Lines of data:

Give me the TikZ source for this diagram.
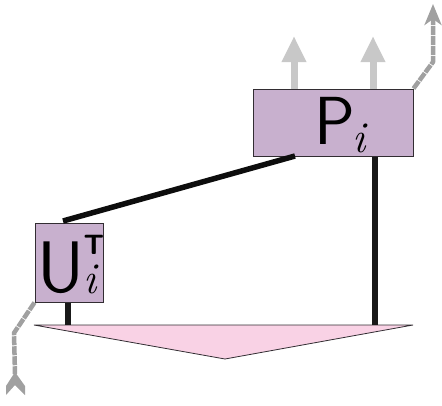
\documentclass[tikz,border=0pt]{standalone}
\usetikzlibrary{arrows.meta}
\definecolor{boxfill}{RGB}{200,176,206}
\definecolor{boxline}{RGB}{50,45,50}
\definecolor{trifill}{RGB}{249,210,229}
\definecolor{lightarr}{RGB}{200,200,200}
\definecolor{dasharr}{RGB}{160,160,160}
\newcommand{\subifont}{\rmfamily\itshape\fontsize{44}{44}\selectfont}
\newcommand{\supTfont}{\sffamily\bfseries\fontsize{28}{28}\selectfont}
\begin{document}
\begin{tikzpicture}[x=1pt,y=-1pt,
  gatebox/.style={draw=boxline,fill=boxfill,line width=1pt,inner sep=0pt,rectangle},
  legwire/.style={line width=5.5pt,draw=black!90},
  outarrow/.style={draw=lightarr,line width=7pt,-{Triangle[width=23pt,length=26pt]}},
  dashwire/.style={draw=dasharr,line width=4.5pt,dash pattern=on 9pt off 1pt,line join=round},
  biglabel/.style={inner sep=0pt,anchor=base west}
]
\useasboundingbox (0,0) rectangle (442,405);
% triangle
\coordinate (tl) at (34,325);
\coordinate (tr) at (413,325);
\coordinate (tb) at (225,359);
\filldraw[fill=trifill,draw=boxline,line width=0.8pt] (tl) -- (tr) -- (tb) -- cycle;
% legs
\coordinate (uleg) at (68,325);
\coordinate (pleg) at (375,325);
\node[gatebox,minimum width=160pt,minimum height=67pt] (P) at (333,122.5) {};
\node[gatebox,minimum width=68pt,minimum height=79pt] (U) at (69,262.5) {};
\draw[legwire] (U.south -| uleg) -- (uleg);
\draw[legwire] (P.south -| pleg) -- (pleg);
% diagonal wire
\coordinate (ua) at (63,221);
\coordinate (pa) at (295,156);
\draw[line width=5.5pt,black!95] (ua) -- (pa);
% labels
\node[biglabel,font=\sffamily\fontsize{68}{68}\selectfont] (Plab) at (314,144.5)
  {P\kern-3pt\raisebox{-8pt}{\subifont i}};
\node[biglabel,font=\sffamily\fontsize{73}{73}\selectfont] (Ulab) at (37.5,292.3)
  {U\kern-1pt\rlap{\raisebox{37.6pt}{\supTfont T}}\raisebox{-1.2pt}{\subifont i}};
% light output arrows
\coordinate (a1) at (294,89);
\coordinate (a2) at (373,89);
\draw[outarrow] (a1) -- ++(0,-53) coordinate (a1t);
\draw[outarrow] (a2) -- ++(0,-53) coordinate (a2t);
% dashed arrow top right
\coordinate (dk) at (433,62);
\coordinate (dt) at (433,4);
\draw[dashwire,-{Stealth[width=17pt,length=21pt,inset=6pt]}] (P.north east) -- (dk) -- (dt);
% dashed tail bottom left
\coordinate (bk) at (14,333);
\coordinate (bt) at (15,374);
\draw[dashwire] (U.south west) -- (bk) -- (bt);
\fill[dasharr] (15,372) -- (25,386) -- (25,395) -- (15,385) -- (6,395) -- (6,386) -- cycle;
\end{tikzpicture}
\end{document}
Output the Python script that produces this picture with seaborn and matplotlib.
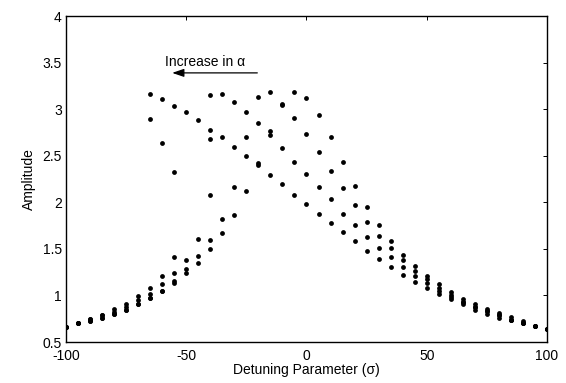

• GIVEN PROBLEM: Give the entries again without a single change, but with no pictures.

• SOLVED EXERCISE:
Give me the TikZ source for this diagram.
\documentclass[tikz,border=0pt]{standalone}
\usetikzlibrary{arrows.meta}
\definecolor{boxfill}{RGB}{200,176,206}
\definecolor{boxline}{RGB}{50,45,50}
\definecolor{trifill}{RGB}{249,210,229}
\definecolor{lightarr}{RGB}{200,200,200}
\definecolor{dasharr}{RGB}{160,160,160}
\newcommand{\subifont}{\rmfamily\itshape\fontsize{44}{44}\selectfont}
\newcommand{\supTfont}{\sffamily\bfseries\fontsize{28}{28}\selectfont}
\begin{document}
\begin{tikzpicture}[x=1pt,y=-1pt,
  gatebox/.style={draw=boxline,fill=boxfill,line width=1pt,inner sep=0pt,rectangle},
  legwire/.style={line width=5.5pt,draw=black!90},
  outarrow/.style={draw=lightarr,line width=7pt,-{Triangle[width=23pt,length=26pt]}},
  dashwire/.style={draw=dasharr,line width=4.5pt,dash pattern=on 9pt off 1pt,line join=round},
  biglabel/.style={inner sep=0pt,anchor=base west}
]
\useasboundingbox (0,0) rectangle (442,405);
% triangle
\coordinate (tl) at (34,325);
\coordinate (tr) at (413,325);
\coordinate (tb) at (225,359);
\filldraw[fill=trifill,draw=boxline,line width=0.8pt] (tl) -- (tr) -- (tb) -- cycle;
% legs
\coordinate (uleg) at (68,325);
\coordinate (pleg) at (375,325);
\node[gatebox,minimum width=160pt,minimum height=67pt] (P) at (333,122.5) {};
\node[gatebox,minimum width=68pt,minimum height=79pt] (U) at (69,262.5) {};
\draw[legwire] (U.south -| uleg) -- (uleg);
\draw[legwire] (P.south -| pleg) -- (pleg);
% diagonal wire
\coordinate (ua) at (63,221);
\coordinate (pa) at (295,156);
\draw[line width=5.5pt,black!95] (ua) -- (pa);
% labels
\node[biglabel,font=\sffamily\fontsize{68}{68}\selectfont] (Plab) at (314,144.5)
  {P\kern-3pt\raisebox{-8pt}{\subifont i}};
\node[biglabel,font=\sffamily\fontsize{73}{73}\selectfont] (Ulab) at (37.5,292.3)
  {U\kern-1pt\rlap{\raisebox{37.6pt}{\supTfont T}}\raisebox{-1.2pt}{\subifont i}};
% light output arrows
\coordinate (a1) at (294,89);
\coordinate (a2) at (373,89);
\draw[outarrow] (a1) -- ++(0,-53) coordinate (a1t);
\draw[outarrow] (a2) -- ++(0,-53) coordinate (a2t);
% dashed arrow top right
\coordinate (dk) at (433,62);
\coordinate (dt) at (433,4);
\draw[dashwire,-{Stealth[width=17pt,length=21pt,inset=6pt]}] (P.north east) -- (dk) -- (dt);
% dashed tail bottom left
\coordinate (bk) at (14,333);
\coordinate (bt) at (15,374);
\draw[dashwire] (U.south west) -- (bk) -- (bt);
\fill[dasharr] (15,372) -- (25,386) -- (25,395) -- (15,385) -- (6,395) -- (6,386) -- cycle;
\end{tikzpicture}
\end{document}
Output the Python script that produces this picture with seaborn and matplotlib.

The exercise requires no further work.